Sunday, December 12, 2021

West’s Decarbonization Drive Pushing Russia toward Totalitarianism, Inozemtsev Says

Paul Goble

            Staunton, Oct. 22 – Many Russian liberals believe that reductions in oil and gas consumption in the West will undermine the Putin regime and force the country to modernize, Vladislav Inozemtsev says. “From the point of view of abstract logic of economic development, this is indeed the case.”
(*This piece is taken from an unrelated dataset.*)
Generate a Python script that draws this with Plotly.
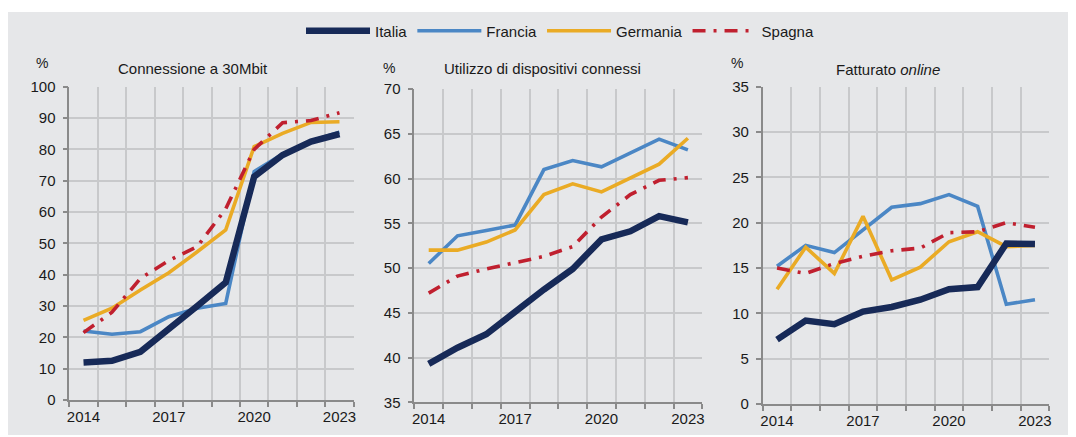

            But, the Moscow economist says, that kind of modernization is possible only in the case of an economy “open to the world.” And that is not Moscow’s approach. Instead, it is “today following an entirely different path, and it certainly will not open up to those who would undermine its foundations” (ridl.io/ru/nepredvidennye-posledstvija-dekarbonizacii/

            Consequently, Inozemtsev continues, “if the decarbonization process gathers speed, we will see … in Russia, [the return of] political totalitarianism and the planned economy from which it had appeared we escaped thirty years ago. That is why, despite price and demand fluctuations, the country’s economy and the well-being of its ruling class can’t be undermined.”

            Because that is so, the Russian ruling class is calm and even self-satisfied about the situation and is focusing only on controlling inflation within the country, using the only tools of “administrative control it knows – from anti-monopoly measures to ‘skimming off excess profits,’” neither of which bodes well for modernization of the country.
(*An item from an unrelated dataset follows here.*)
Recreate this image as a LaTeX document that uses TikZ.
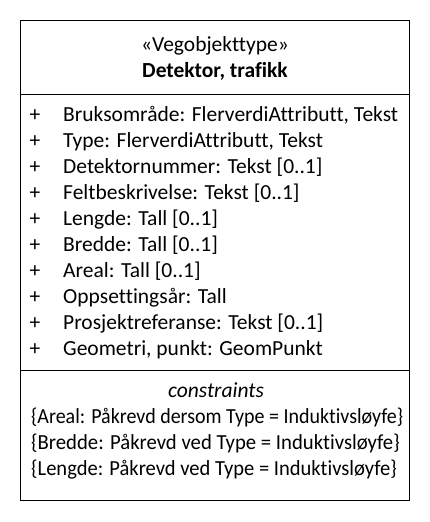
\documentclass[tikz,border=0pt]{standalone}
\usepackage{fontspec}
\usepackage{graphicx}
\setmainfont{Carlito}[Ligatures=NoCommon]
\begin{document}
\begin{tikzpicture}[x=1pt,y=-1pt,
  txt/.style={inner sep=0pt,font=\fontsize{21.5}{24}\selectfont},
  attr/.style={txt,anchor=base west},
  vis/.style={txt,anchor=base},
  frame/.style={draw=black,line width=0.9pt}]
\useasboundingbox (0,0) rectangle (430,522);
% class box and compartments
\draw[frame] (20.5,20.5) rectangle (409.5,500.5);
\draw[frame] (20.5,94.5) -- (409.5,94.5);
\draw[frame] (20.5,370.5) -- (409.5,370.5);
% header
\node[vis] (stereo) at (215,51) {«Vegobjekttype»};
\node[vis,font=\fontsize{21.5}{24}\selectfont\bfseries] (name) at (215,77) {Detektor, trafikk};
% attributes
\foreach \i/\t in {0/{Bruksområde: FlerverdiAttributt, Tekst},
                   1/{Type: FlerverdiAttributt, Tekst},
                   2/{Detektornummer: Tekst [0..1]},
                   3/{Feltbeskrivelse: Tekst [0..1]},
                   4/{Lengde: Tall [0..1]},
                   5/{Bredde: Tall [0..1]},
                   6/{Areal: Tall [0..1]},
                   7/{Oppsettingsår: Tall},
                   8/{Prosjektreferanse: Tekst [0..1]},
                   9/{Geometri, punkt: GeomPunkt}} {
  \node[vis] (vis\i) at (35,121+26*\i) {+};
  \node[attr] (attr\i) at (63,121+26*\i) {\t};
}
% constraints
\node[vis,font=\fontsize{21.5}{24}\selectfont\itshape] (ctitle) at (216,397) {constraints};
\node[attr] (c1) at (31,423) {\scalebox{0.93}[1]{\{Areal: Påkrevd dersom Type = Induktivsløyfe\}}};
\node[attr] (c2) at (31,449) {\scalebox{0.963}[1]{\{Bredde: Påkrevd ved Type = Induktivsløyfe\}}};
\node[attr] (c3) at (31,475) {\scalebox{0.955}[1]{\{Lengde: Påkrevd ved Type = Induktivsløyfe\}}};
\end{tikzpicture}
\end{document}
“As long as the EU does not become an ‘environmentally friendly’ and ‘carbon-neutral’ zone,” Inozemtsev says, “revenues to the Russian treasury from the extractive industries will increase in parallel with the weakening of the role of export-oriented manufacturing industries, accompanied by highly original experiments carried out by the authorities.”
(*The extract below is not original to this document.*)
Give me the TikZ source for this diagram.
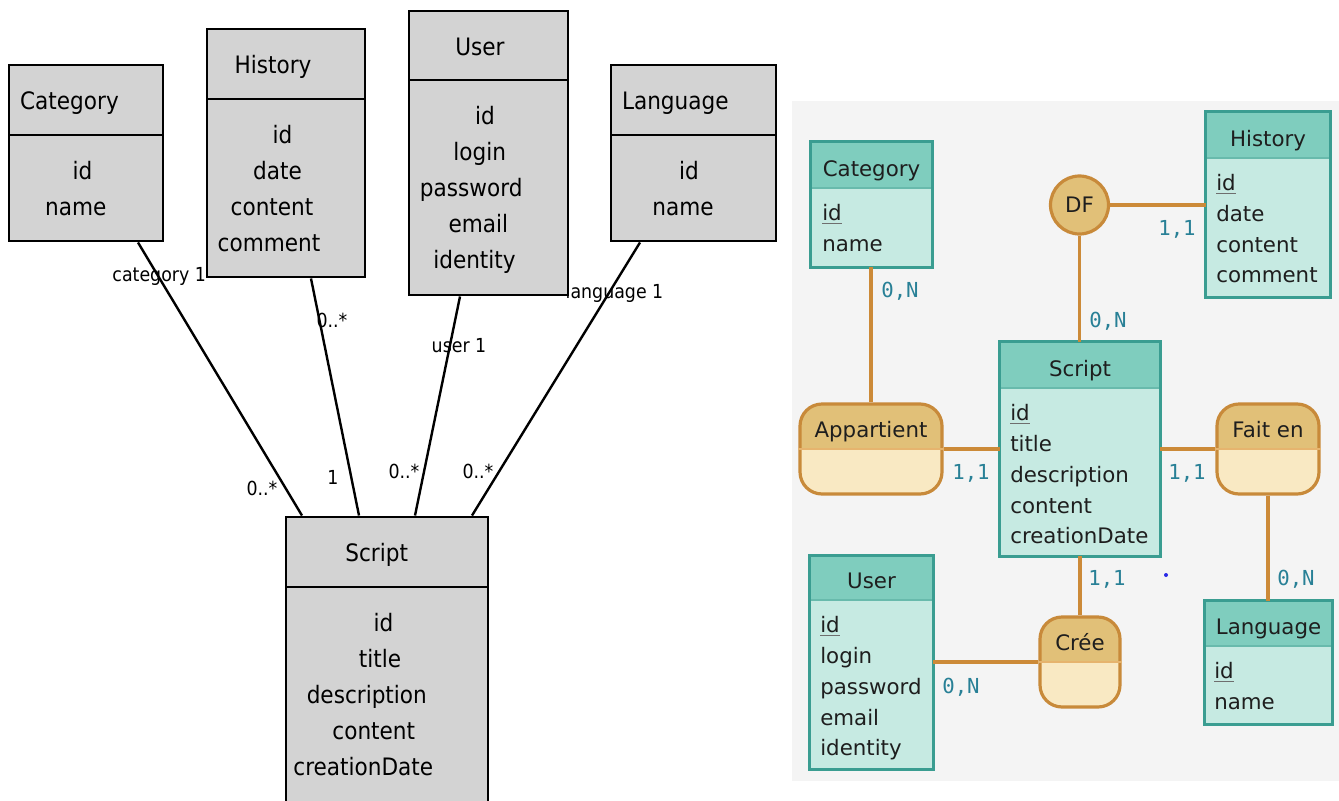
\documentclass[tikz,border=0pt]{standalone}
\usepackage{fontspec}
\usetikzlibrary{fit}
\newfontfamily\lfont[FakeStretch=0.9]{DejaVu Sans}
\newfontfamily\rfont{DejaVu Sans}
\newfontfamily\cfont{DejaVu Sans Mono}
\newcommand\pxu[1]{#1*0.75pt}
\definecolor{lgray}{RGB}{211,211,211}
\definecolor{bgc}{RGB}{244,244,244}
\definecolor{ehd}{RGB}{127,205,190}
\definecolor{ebd}{RGB}{198,234,226}
\definecolor{ebr}{RGB}{58,157,145}
\definecolor{esp}{RGB}{104,186,172}
\definecolor{ahd}{RGB}{225,192,120}
\definecolor{abd}{RGB}{249,233,195}
\definecolor{abr}{RGB}{200,138,58}
\definecolor{asp}{RGB}{230,180,110}
\definecolor{lnk}{RGB}{204,138,56}
\definecolor{crd}{RGB}{40,128,150}
\definecolor{rtx}{RGB}{30,30,30}
\definecolor{ulc}{RGB}{110,110,110}
\definecolor{dotc}{RGB}{40,40,230}
\tikzset{
  lbox/.style={draw=black, line width=2.2pt, fill=lgray, inner sep=0pt},
  ltxt/.style={inner sep=0pt, anchor=base, font=\lfont\fontsize{18}{20}\selectfont},
  llab/.style={inner sep=0pt, anchor=base, font=\lfont\fontsize{14.5}{16}\selectfont},
  llink/.style={draw=black, line width=1.8pt},
  ehead/.style={fill=ehd, inner sep=0pt},
  ebody/.style={fill=ebd, inner sep=0pt},
  eframe/.style={draw=ebr, line width=2.4pt},
  esep/.style={draw=esp, line width=1.6pt},
  rtitle/.style={inner sep=0pt, anchor=base, text=rtx, font=\rfont\fontsize{16}{18}\selectfont},
  rattr/.style={inner sep=0pt, anchor=base west, text=rtx, font=\rfont\fontsize{16}{18}\selectfont},
  ul/.style={draw=ulc, line width=1.2pt},
  assoc/.style={draw=abr, line width=2.4pt, fill=abd, rounded corners=16.5pt, inner sep=0pt,
    path picture={\fill[ahd, sharp corners] (path picture bounding box.north west) rectangle ([yshift=-33.75pt]path picture bounding box.north east);}},
  asep/.style={draw=asp, line width=1.6pt},
  dfnode/.style={circle, draw=abr, line width=2.4pt, fill=ahd, inner sep=0pt, minimum size=43.5pt, text=rtx, font=\rfont\fontsize{16}{18}\selectfont},
  rlink/.style={draw=lnk, line width=2.4pt},
  card/.style={inner sep=0pt, anchor=base, text=crd, font=\cfont\fontsize{15.5}{17}\selectfont}
}
\begin{document}
\begin{tikzpicture}[x=0.75pt,y=-0.75pt]
\useasboundingbox (0,0) rectangle (1339,800);
\clip (0,0) rectangle (1339,800);
\fill[white] (0,0) rectangle (1339,800);

% ---------- left diagram: labels (under boxes) ----------
\node[llab] (lcat) at (159.2,281) {category 1};
\node[llab] (lhis) at (332,327) {0..*};
\node[llab] (lusr) at (459,352) {user 1};
\node[llab] (llan) at (614.5,298) {language 1};
\node[llab] (lsc1) at (262,495) {0..*};
\node[llab] (lsc2) at (333,484) {1};
\node[llab] (lsc3) at (404,478) {0..*};
\node[llab] (lsc4) at (478,478) {0..*};

% ---------- left diagram: boxes ----------
\node[lbox, fit={(9,65) (163,135)}] (cath) {};
\node[lbox, fit={(9,135) (163,241)}] (catb) {};
\node[ltxt] (catt) at (69.5,109) {Category};
\node[ltxt] (cata1) at (82.5,179) {id};
\node[ltxt] (cata2) at (75.7,215) {name};

\node[lbox, fit={(207,29) (365,99)}] (hish) {};
\node[lbox, fit={(207,99) (365,277)}] (hisb) {};
\node[ltxt] (hist) at (273,73) {History};
\node[ltxt] (hisa1) at (282.5,143) {id};
\node[ltxt] (hisa2) at (277.5,179) {date};
\node[ltxt] (hisa3) at (272,215) {content};
\node[ltxt] (hisa4) at (269,251) {comment};

\node[lbox, fit={(409,11) (568,80)}] (usrh) {};
\node[lbox, fit={(409,80) (568,295)}] (usrb) {};
\node[ltxt] (usrt) at (480,55) {User};
\node[ltxt] (usra1) at (485,124) {id};
\node[ltxt] (usra2) at (479.7,160) {login};
\node[ltxt] (usra3) at (471.2,196) {password};
\node[ltxt] (usra4) at (478.3,232) {email};
\node[ltxt] (usra5) at (474.5,268) {identity};

\node[lbox, fit={(611,65) (776,135)}] (lanh) {};
\node[lbox, fit={(611,135) (776,241)}] (lanb) {};
\node[ltxt] (lant) at (675.3,109) {Language};
\node[ltxt] (lana1) at (689,179) {id};
\node[ltxt] (lana2) at (683,215) {name};

\node[lbox, fit={(286,517) (488,587)}] (scrh) {};
\node[lbox, fit={(286,587) (488,815)}] (scrb) {};
\node[ltxt] (scrt) at (376.7,561) {Script};
\node[ltxt] (scra1) at (383.5,631) {id};
\node[ltxt] (scra2) at (380,667) {title};
\node[ltxt] (scra3) at (366.8,703) {description};
\node[ltxt] (scra4) at (373.8,739) {content};
\node[ltxt] (scra5) at (363.3,775) {creationDate};

% ---------- left diagram: links ----------
\draw[llink] ([xshift=\pxu{52}]catb.south) -- ([xshift=\pxu{-85}]scrh.north);
\draw[llink] ([xshift=\pxu{25}]hisb.south) -- ([xshift=\pxu{-28}]scrh.north);
\draw[llink] ([xshift=\pxu{-28.5}]usrb.south) -- ([xshift=\pxu{28}]scrh.north);
\draw[llink] ([xshift=\pxu{-53.5}]lanb.south) -- ([xshift=\pxu{85}]scrh.north);

% ---------- right diagram ----------
\fill[bgc] (792,101) rectangle (1339,781);

% entities
\node[ehead, fit={(811,142) (932,188)}] (rcath) {};
\node[ebody, fit={(811,188) (932,267)}] (rcatb) {};
\draw[esep] (rcath.south west) -- (rcath.south east);
\draw[eframe] (rcath.north west) rectangle (rcatb.south east);
\node[rtitle] (rcatt) at (871.5,176) {Category};
\node[rattr] (rcata1) at (822,220) {id};
\node[rattr] (rcata2) at (822,251) {name};
\draw[ul] ([yshift=-2.5pt]rcata1.base west) -- ([yshift=-2.5pt]rcata1.base east);

\node[ehead, fit={(1206,112) (1330,158)}] (rhish) {};
\node[ebody, fit={(1206,158) (1330,297)}] (rhisb) {};
\draw[esep] (rhish.south west) -- (rhish.south east);
\draw[eframe] (rhish.north west) rectangle (rhisb.south east);
\node[rtitle] (rhist) at (1268,146) {History};
\node[rattr] (rhisa1) at (1216,190) {id};
\node[rattr] (rhisa2) at (1216,221) {date};
\node[rattr] (rhisa3) at (1216,252) {content};
\node[rattr] (rhisa4) at (1216,282) {comment};
\draw[ul] ([yshift=-2.5pt]rhisa1.base west) -- ([yshift=-2.5pt]rhisa1.base east);

\node[ehead, fit={(1000,342) (1160,388)}] (rscrh) {};
\node[ebody, fit={(1000,388) (1160,556)}] (rscrb) {};
\draw[esep] (rscrh.south west) -- (rscrh.south east);
\draw[eframe] (rscrh.north west) rectangle (rscrb.south east);
\node[rtitle] (rscrt) at (1080,376) {Script};
\node[rattr] (rscra1) at (1010,420) {id};
\node[rattr] (rscra2) at (1010,451) {title};
\node[rattr] (rscra3) at (1010,482) {description};
\node[rattr] (rscra4) at (1010,513) {content};
\node[rattr] (rscra5) at (1010,543) {creationDate};
\draw[ul] ([yshift=-2.5pt]rscra1.base west) -- ([yshift=-2.5pt]rscra1.base east);

\node[ehead, fit={(810,556) (933,600)}] (rusrh) {};
\node[ebody, fit={(810,600) (933,769)}] (rusrb) {};
\draw[esep] (rusrh.south west) -- (rusrh.south east);
\draw[eframe] (rusrh.north west) rectangle (rusrb.south east);
\node[rtitle] (rusrt) at (871.5,588) {User};
\node[rattr] (rusra1) at (820,632) {id};
\node[rattr] (rusra2) at (820,663) {login};
\node[rattr] (rusra3) at (820,694) {password};
\node[rattr] (rusra4) at (820,725) {email};
\node[rattr] (rusra5) at (820,755) {identity};
\draw[ul] ([yshift=-2.5pt]rusra1.base west) -- ([yshift=-2.5pt]rusra1.base east);

\node[ehead, fit={(1205,601) (1332,646)}] (rlanh) {};
\node[ebody, fit={(1205,646) (1332,724)}] (rlanb) {};
\draw[esep] (rlanh.south west) -- (rlanh.south east);
\draw[eframe] (rlanh.north west) rectangle (rlanb.south east);
\node[rtitle] (rlant) at (1268.5,634) {Language};
\node[rattr] (rlana1) at (1214,678) {id};
\node[rattr] (rlana2) at (1214,709) {name};
\draw[ul] ([yshift=-2.5pt]rlana1.base west) -- ([yshift=-2.5pt]rlana1.base east);

% associations
\node[assoc, fit={(800,404) (942,494)}] (app) {};
\draw[asep] (app.west) -- (app.east);
\node[rtitle] (appt) at (871,437) {Appartient};

\node[assoc, fit={(1217,404) (1319,494)}] (fait) {};
\draw[asep] (fait.west) -- (fait.east);
\node[rtitle] (faitt) at (1268,437) {Fait en};

\node[assoc, fit={(1040,617) (1120,707)}] (cree) {};
\draw[asep] (cree.west) -- (cree.east);
\node[rtitle] (creet) at (1080,650) {Crée};

\node[dfnode] (df) at (1079.5,205) {DF};

% links
\draw[rlink] (app.north) -- (app.north |- rcatb.south);
\draw[rlink] (app.east) -- (app.east -| rscrb.west);
\draw[rlink] (fait.west -| rscrb.east) -- (fait.west);
\draw[rlink] (fait.south) -- (fait.south |- rlanh.north);
\draw[rlink] (rscrb.south) -- (cree.north);
\draw[rlink] (cree.west -| rusrb.east) -- (cree.west);
\draw[rlink] (df.east) -- (df.east -| rhisb.west);
\draw[rlink] (df.south) -- (df.south |- rscrh.north);

% cardinalities
\node[card] (c1) at (900,297) {0,N};
\node[card] (c2) at (971,479) {1,1};
\node[card] (c3) at (1187,479) {1,1};
\node[card] (c4) at (1296,585) {0,N};
\node[card] (c5) at (1107,585) {1,1};
\node[card] (c6) at (961,693) {0,N};
\node[card] (c7) at (1177,235) {1,1};
\node[card] (c8) at (1108,327) {0,N};

\fill[dotc] (1166,575) circle (2);
\end{tikzpicture}
\end{document}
And that in turn means that “Russia may turn out to be even more dependent on commodities than it was at the beginning of the Putin era. This, coupled with clearly visible trends in domestic politics, is fraught with several quite unexpected consequences,” the economist continues.

When China faced a decline in the growth of foreign demand, it adopted policies aimed at expanding domestic consumption and demand; but Russia’s approach will be very “different.” A fall in exports for oil, gas and metals can be offset in its case “only by an increase in the production of relatively useless industrial products.”

“Russia produced almost as much oil and gas in 2019 as the RSFSR did in 1989, and while the USSR exported 32% of its oil and 18% of its gas at the time, the figures for Russia in 2019 were 71.7% and 34.6%, respectively. For coal exports, the difference is even greater: 4.8% in 1989 and 44.8% in 2019.”

Moreover, Inozemtsev says, “Russia is not just an oil addict. In addition, it is still quite firmly tied precisely to the economies of countries which have declared ambitious decarbonization goals.” That means it will have to refocus its sales to countries in Asia and Africa “not too closely bound by trade relations with the EU and North America.”

Competition for these markets will be intense because production and use of hydrocarbons is likely to increase there for some time, but this market will be especially risky because these are less solvent customers. If and when they cannot pay, that can have serious consequences for economic actors in Russia as well as in the West.